Equinor Shifts Focus Away from Southeastern Barents
Norwegian state oil company Equinor, formerly Statoil, has decided to focus its exploration efforts elsewhere after a series of disappointing wells in the southeastern Barents Sea. The frontier region holds some of Norway's most promising offshore geological structures, but exploration was a high-risk, high-potential undertaking. Equinor has decided that the disappointing results it has realized to date do not justify further investment in the area.
“It was always a frontier area, almost a virgin area; we sometimes forget that there was high geological risk on this,” Equinor EVP for exploration Tim Dodson told Bloomberg. “You can say disappointing, but you could also add the words ‘not surprising’ to that.”
Instead, the company plans to refocus its Barents Sea exploration activity on areas near existing discoveries, where the maximum resource potential is less promising but development and production would come at a lower cost. It will also continue longstanding exploration activity on the North Sea Norwegian continental shelf with 20-30 wells next year.

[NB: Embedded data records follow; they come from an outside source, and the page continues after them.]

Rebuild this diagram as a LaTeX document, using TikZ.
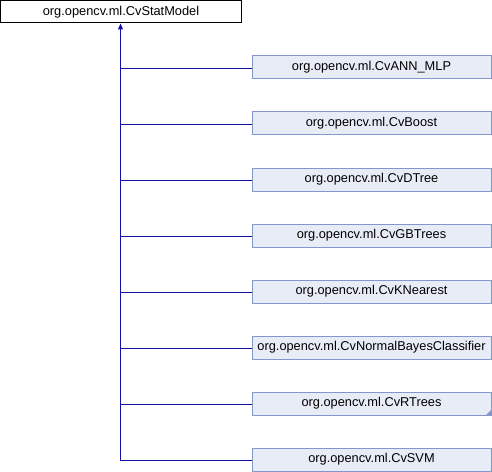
\documentclass[tikz,border=0pt]{standalone}
\usepackage{fontspec}
\setmainfont{Liberation Sans}
\usetikzlibrary{positioning,arrows.meta}
\definecolor{edgeblue}{HTML}{1010A8}
\definecolor{boxfill}{HTML}{E8ECF6}
\definecolor{boxline}{HTML}{8497CC}

\begin{document}
\begin{tikzpicture}[x=1bp,y=1bp,node distance=56bp,on grid,
  font=\fontsize{12.8bp}{15bp}\selectfont,
  cls/.style={rectangle,draw=boxline,fill=boxfill,line width=1bp,minimum width=239bp,minimum height=23bp,inner sep=0pt},
  link/.style={color=edgeblue,line width=1.1bp}]
\useasboundingbox (-121,12) rectangle (371,-460);
\node[rectangle,draw=black,line width=1bp,minimum width=240bp,minimum height=22bp,inner sep=0pt](q_base){org.opencv.ml.CvStatModel};
\node[cls](q_ann)[below right=55.5bp and 250.5bp of q_base]{org.opencv.ml.CvANN\_MLP};
\node[cls](q_boost)[below=of q_ann]{org.opencv.ml.CvBoost};
\node[cls](q_dtree)[below=of q_boost]{org.opencv.ml.CvDTree};
\node[cls](q_gbt)[below=of q_dtree]{org.opencv.ml.CvGBTrees};
\node[cls](q_knn)[below=of q_gbt]{org.opencv.ml.CvKNearest};
\node[cls](q_nbc)[below=of q_knn]{org.opencv.ml.CvNormalBayesClassifier};
\node[cls](q_rt)[below=of q_nbc]{org.opencv.ml.CvRTrees};
\node[cls](q_svm)[below=of q_rt]{org.opencv.ml.CvSVM};
\node[coordinate](q_top)[at={([xshift=-0.5bp]q_base.south)}]{};
\node[coordinate](q_0)[at={([yshift=-1.5bp]q_top |- q_svm.west)}]{};
\fill[boxline] (q_rt.south east) -- ++(-6,0) -- ++(6,6) -- cycle;
\draw[link,-{Triangle[width=5bp,length=6bp]}] (q_0) -- (q_top);
\foreach \n in {q_ann,q_boost,q_dtree,q_gbt,q_knn,q_nbc,q_rt,q_svm}
  \draw[link] ([yshift=-1bp]\n.west) -- ([yshift=-1bp]\n.west -| q_top);

\end{tikzpicture}
\end{document}
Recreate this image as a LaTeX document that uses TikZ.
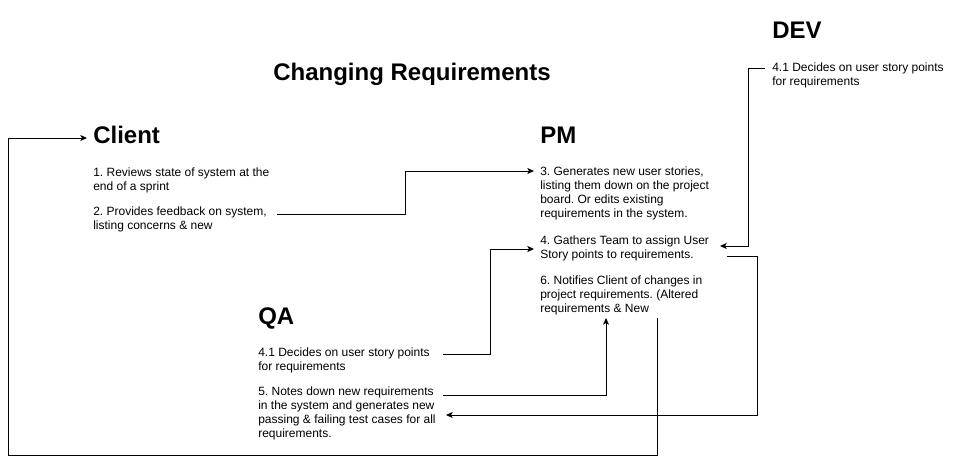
\documentclass[tikz,border=0pt]{standalone}
\usepackage{fontspec}
\setmainfont{Liberation Sans}
\frenchspacing
\usetikzlibrary{arrows.meta,calc,positioning}
\tikzset{
  ttl/.style={font=\fontsize{18pt}{21pt}\selectfont\bfseries,inner sep=0pt,anchor=base},
  head/.style={font=\fontsize{18pt}{21pt}\selectfont\bfseries,inner sep=0pt,anchor=base west},
  txt/.style={font=\fontsize{9pt}{10.5pt}\selectfont,inner sep=0pt,anchor=north west,align=left},
  flow/.style={black,line width=0.75pt,-{Stealth[length=5pt,width=4.5pt,inset=1.2pt]}},
}

\begin{document}
\begin{tikzpicture}[x=0.75pt,y=-0.75pt]
  \useasboundingbox (0,0) rectangle (958,464);
  \node[ttl] (title) at (412,80) {Changing Requirements};
  % ===================== Client =====================
  \node[head] (client) at (93,143) {Client};
  \node[txt] (c1) at (93,168) {1. Reviews state of system at the\\end of a sprint};
  \node[txt] (c2) at (93,207) {2. Provides feedback on system,\\listing concerns \& new};
  % ===================== PM =====================
  \node[head] (pm) at (540,143) {PM};
  \node[txt] (pm3) at (540,167) {3. Generates new user stories,\\listing them down on the project\\board. Or edits existing\\requirements in the system.};
  \node[txt] (pm4) at (540,236) {4. Gathers Team to assign User\\Story points to requirements.};
  \node[txt] (pm6) at (540,276) {6. Notifies Client of changes in\\project requirements. (Altered\\requirements \& New};
  % ===================== DEV =====================
  \node[head] (dev) at (772,38) {DEV};
  \node[txt] (dev41) at (772,63) {4.1 Decides on user story points\\for requirements};
  % ===================== QA =====================
  \node[head] (qa) at (258,324) {QA};
  \node[txt] (qa41) at (258,348) {4.1 Decides on user story points\\for requirements};
  \node[txt] (qa5) at (258,387) {5. Notes down new requirements\\in the system and generates new\\passing \& failing test cases for all\\requirements.};
  % ===================== connectors =====================
  \coordinate (c2out) at ($(c2.north west)+(184,7)$);
  \coordinate (pm3in) at ($(pm3.north west)+(-6,4)$);
  \coordinate (d41out) at ($(dev41.north west)+(-7,5)$);
  \coordinate (pm4inR) at ($(pm4.north west)+(180,10)$);
  \coordinate (pm4out) at ($(pm4.north west)+(187,20)$);
  \coordinate (pm4inL) at ($(pm4.north west)+(-6,13)$);
  \coordinate (qa41out) at ($(qa41.north west)+(185,6)$);
  \coordinate (qa5out) at ($(qa5.north west)+(185,8)$);
  \coordinate (qa5in) at ($(qa5.north west)+(188,28)$);
  \coordinate (pm6up) at ($(pm6.north west)+(66,42)$);
  \coordinate (pm6out) at ($(pm6.north west)+(117,42)$);
  \coordinate (clientin) at ($(client.base west)+(-6,-5)$);
  \coordinate (loop) at (8,455);
  \draw[flow] (c2out) -| ($(c2out)!0.5!(pm3in)$) |- (pm3in);
  \draw[flow] (d41out) -- ++(-17,0) |- (pm4inR);
  \draw[flow] (pm4out) -- ++(30,0) |- (qa5in);
  \draw[flow] (qa41out) -- ++(47,0) |- (pm4inL);
  \draw[flow] (qa5out) -| (pm6up);
  \draw[flow] (pm6out) |- (loop) |- (clientin);
\end{tikzpicture}
\end{document}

Over the long term, Equinor plans to put considerable effort into exploration off the coast of Brazil, where it is the second-largest oil operator. Its Peregrino field in the Campos Basin holds about 400 million boe in reserves, and the company holds additional promising exploration acreage in the prolific Santos, Campos and Espirito Santo basins.
Equinor is 67 percent owned by the Norwegian state, and it is a contributor to Norway's $1 trillion sovereign wealth fund, the world's largest. Last week, Minister of Petroleum and Energy Kjell-Børge Freiberg told an industry conference in Stavanger that "as long as there is demand for oil and gas in the world, Norway will deliver," acknowledging the climate effects of petroleum combustion. On Tuesday, Greenpeace Norway voiced its objections to these continued E&P plans, citing a new UN report illustrating that the Paris climate goals are not achievable under current global fossil fuel production goals. "The belief in an eternal oil adventure is as unrealistic as Santa," Greenpeace Norway leader Frode Pleym said in a statement.